Вдали было поле в снегу и погост,
Ограды, надгробья,
Оглобля в сугробе,
И небо над кладбищем, полное звезд.

А рядом, неведомая перед тем,
Застенчивей плошки
В оконце сторожки
Мерцала звезда по пути в Вифлеем.

Она пламенела, как стог, в стороне
От неба и Бога,
Как отблеск поджога,
Как хутор в огне и пожар на гумне.

Она возвышалась горящей скирдой
Соломы и сена
Средь целой вселенной,
Встревоженной этою новой звездой.

Растущее зарево рдело над ней
И значило что-то,
И три звездочета
Спешили на зов небывалых огней.

За ними везли на верблюдах дары.
И ослики в сбруе, один малорослей
Другого, шажками спускались с горы.
И странным виденьем грядущей поры
Вставало вдали все пришедшее после.
Все мысли веков, все мечты, все миры,
Все будущее галерей и музеев,
Все шалости фей, все дела чародеев,
Все елки на свете, все сны детворы.

Весь трепет затепленных свечек, все цепи,
Все великолепье цветной мишуры...
...Все злей и свирепей дул ветер из степи...
...Все яблоки, все золотые шары.

Часть пруда скрывали верхушки ольхи,
Но часть было видно отлично отсюда
Сквозь гнезда грачей и деревьев верхи.
Как шли вдоль запруды ослы и верблюды,
Могли хорошо разглядеть пастухи.
-- Пойдемте со всеми, поклонимся чуду, --
Сказали они, запахнув кожухи.

От шарканья по снегу сделалось жарко.
По яркой поляне листами слюды
Вели за хибарку босые следы.
На эти следы, как на пламя огарка,
Ворчали овчарки при свете звезды.

Морозная ночь походила на сказку,
И кто-то с навьюженной снежной гряды
Все время незримо входил в их ряды.
Собаки брели, озираясь с опаской,
И жались к подпаску, и ждали беды.

По той же дороге, чрез эту же местность
Шло несколько ангелов в гуще толпы.
Незримыми делала их бестелесность,
Но шаг оставлял отпечаток стопы.

У камня толпилась орава народу.
Светало. Означились кедров стволы.
-- А кто вы такие? -- спросила Мария.
-- Мы племя пастушье и неба послы,
Пришли вознести вам обоим хвалы.
-- Всем вместе нельзя. Подождите у входа.
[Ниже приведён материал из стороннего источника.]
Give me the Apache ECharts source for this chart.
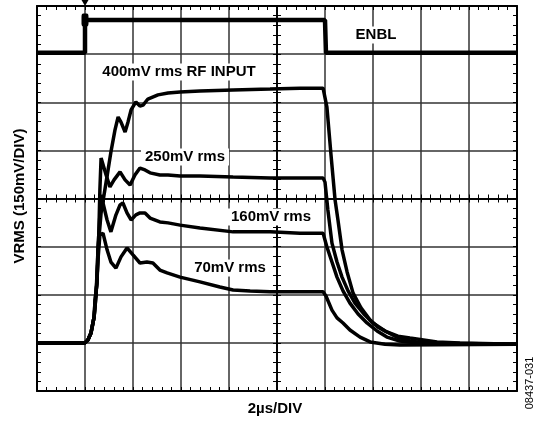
<!DOCTYPE html>
<html>
<head>
<meta charset="utf-8">
<script src="https://cdn.jsdelivr.net/npm/echarts@6/dist/echarts.min.js"></script>
<style>
html,body{margin:0;padding:0;background:#fff;}
#c{width:540px;height:421px;}
</style>
</head>
<body>
<div id="c"></div>
<script>
// time in µs (2 µs/div), level in mV (150 mV/div)
const xMin = 0, xMax = 20, xStep = 2;
const yMin = 0, yMax = 1200, yStep = 150;

const enbl = [[0,1054],[2,1054],[2,1156],[12,1156],[12.04,1054],[20,1054]];

const rf400 = [[0,150],[2,150],[2.12,159],[2.25,181],[2.38,231],[2.42,284],[2.5,337],[2.54,440],[2.67,555],[2.88,651],[3.08,745],[3.25,814],[3.38,854],[3.5,838],[3.67,807],[3.79,838],[3.92,876],[4.12,901],[4.29,888],[4.42,891],[4.62,910],[5.04,923],[5.46,929],[5.96,932],[6.79,935],[8.17,938],[9.71,941],[10.96,944],[11.92,944],[12.0,938],[12.08,885],[12.25,736],[12.42,595],[12.54,533],[12.71,440],[12.92,371],[13.17,305],[13.5,259],[13.88,221],[14.21,199],[14.58,184],[15.04,171],[15.54,165],[16.67,153],[17.62,150],[20,146]];

const rf250 = [[0,150],[2,150],[2.12,159],[2.25,181],[2.38,231],[2.42,284],[2.5,337],[2.58,502],[2.62,627],[2.67,726],[2.75,720],[2.88,673],[3.04,636],[3.21,658],[3.46,683],[3.67,658],[3.88,642],[4.08,673],[4.29,695],[4.5,689],[4.71,680],[5.12,673],[5.46,673],[5.96,670],[6.79,670],[8.17,667],[9.71,664],[10.96,664],[11.92,664],[12.0,651],[12.12,564],[12.29,461],[12.5,402],[12.71,355],[12.96,312],[13.25,274],[13.62,240],[14.0,212],[14.5,187],[15.0,168],[15.54,156],[16.17,150],[20,146]];

const rf160 = [[0,150],[2,150],[2.12,159],[2.25,181],[2.38,231],[2.46,299],[2.54,440],[2.62,549],[2.67,611],[2.75,586],[2.92,533],[3.08,496],[3.29,549],[3.46,580],[3.58,586],[3.75,555],[3.92,533],[4.12,549],[4.29,555],[4.5,555],[4.71,539],[5.12,527],[5.46,524],[5.96,517],[6.79,508],[8.17,496],[9.71,496],[10.96,492],[11.92,492],[12.0,486],[12.08,449],[12.29,402],[12.5,355],[12.75,312],[13.04,274],[13.38,240],[13.75,212],[14.17,187],[14.58,168],[15.12,156],[15.75,150],[17,146],[20,146]];

const rf70 = [[0,150],[2,150],[2.12,159],[2.25,181],[2.38,231],[2.46,299],[2.54,408],[2.62,486],[2.75,492],[2.92,440],[3.08,402],[3.29,383],[3.5,418],[3.75,446],[4.0,424],[4.29,399],[4.58,402],[4.83,399],[5.12,377],[5.42,368],[5.96,355],[6.79,340],[7.62,324],[8.17,315],[8.88,312],[9.71,309],[10.96,309],[11.92,309],[12.04,296],[12.29,252],[12.5,228],[12.75,212],[13.04,190],[13.46,168],[13.88,153],[14.5,146],[15.12,143],[20,146]];

const traceLabels = [
  {text:'400mV rms RF INPUT', x:179, y:72},
  {text:'ENBL', x:376, y:35},
  {text:'250mV rms', x:185, y:157},
  {text:'160mV rms', x:271, y:217},
  {text:'70mV rms', x:230, y:268}
];
const xTitle = '2µs/DIV';
const yTitle = 'VRMS (150mV/DIV)';
const figCode = '08437-031';

const FONT = '"Liberation Sans", Arial, sans-serif';
const chart = echarts.init(document.getElementById('c'), null, {renderer:'canvas'});

function xAx(pos, offset, inside, split){
  return {type:'value', min:xMin, max:xMax, interval:xStep, position:pos, offset:offset,
    axisLine:{show:true, onZero:false, lineStyle:{color:'#000', width: split ? 2 : (offset ? 1.5 : 2)}},
    axisTick:{show:true, inside:inside, length:4, lineStyle:{color:'#000', width:1}},
    minorTick:{show:true, splitNumber:5, length:4, lineStyle:{color:'#000', width:1}},
    splitLine:{show:!!split, lineStyle:{color:'#333', width:1.5}},
    axisLabel:{show:false}};
}
function yAx(pos, offset, inside, split){
  return {type:'value', min:yMin, max:yMax, interval:yStep, position:pos, offset:offset,
    axisLine:{show:true, onZero:false, lineStyle:{color:'#000', width: split ? 2 : (offset ? 1.5 : 2)}},
    axisTick:{show:true, inside:inside, length:4, lineStyle:{color:'#000', width:1}},
    minorTick:{show:true, splitNumber:5, length:4, lineStyle:{color:'#000', width:1}},
    splitLine:{show:!!split, lineStyle:{color:'#333', width:1.5}},
    axisLabel:{show:false}};
}

function line(data, w){
  return {type:'line', data:data, symbol:'none', xAxisIndex:0, yAxisIndex:0,
    lineStyle:{color:'#000', width:w}, animation:false, z:3};
}

const enblSeries = line(enbl, 4.5);
enblSeries.markPoint = {
  silent:true, animation:false,
  data:[
    {coord:[xStep, yMax], symbol:'triangle', symbolRotate:180, symbolSize:[7,6], symbolOffset:[0,-3], itemStyle:{color:'#000'}, label:{show:false}},
    {coord:[xStep, 1156], symbol:'roundRect', symbolSize:[7,13], itemStyle:{color:'#000'}, label:{show:false}}
  ]
};

const graphics = traceLabels.map(l => ({
  type:'text', x:l.x, y:l.y, z:100,
  style:{text:l.text, fill:'#000', font:'bold 15px ' + FONT, align:'center', verticalAlign:'middle', backgroundColor:'#fff', padding:[1,4]}
}));
graphics.push({type:'text', x:275, y:409, z:100, style:{text:xTitle, fill:'#000', font:'bold 15px ' + FONT, align:'center', verticalAlign:'middle'}});
graphics.push({type:'text', x:20, y:196, rotation:Math.PI/2, z:100, style:{text:yTitle, fill:'#000', font:'bold 15px ' + FONT, align:'center', verticalAlign:'middle'}});
graphics.push({type:'text', x:530, y:383, rotation:Math.PI/2, z:100, style:{text:figCode, fill:'#000', font:'11px ' + FONT, align:'center', verticalAlign:'middle'}});

chart.setOption({
  animation:false,
  backgroundColor:'#fff',
  grid:{left:37, top:6, width:480, height:385, outerBoundsMode:'none'},
  xAxis:[
    xAx('bottom', 0, true, true),
    xAx('top', 0, true, false),
    xAx('bottom', -192.5, true, false),
    xAx('bottom', -192.5, false, false)
  ],
  yAxis:[
    yAx('left', 0, true, true),
    yAx('right', 0, true, false),
    yAx('left', -240, true, false),
    yAx('left', -240, false, false)
  ],
  series:[
    enblSeries,
    line(rf400, 3.5),
    line(rf250, 3.5),
    line(rf160, 3.5),
    line(rf70, 3.5)
  ],
  graphic:graphics
});
</script>
</body>
</html>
Средь серой, как пепел, предутренней мглы
Топтались погонщики и овцеводы,
Ругались со всадниками пешеходы,
У выдолбленной водопойной колоды
Ревели верблюды, лягались ослы.

Светало. Рассвет, как пылинки золы,
Последние звезды сметал с небосвода.
И только волхвов из несметного сброда
Впустила Мария в отверстье скалы.

Он спал, весь сияющий, в яслях из дуба,
Как месяца луч в углубленье дупла.
Ему заменяли овчинную шубу
Ослиные губы и ноздри вола.

Стояли в тени, словно в сумраке хлева,
Шептались, едва подбирая слова.
Вдруг кто-то в потемках, немного налево
От яслей рукой отодвинул волхва,
И тот оглянулся: с порога на деву
Как гостья, смотрела звезда Рождества.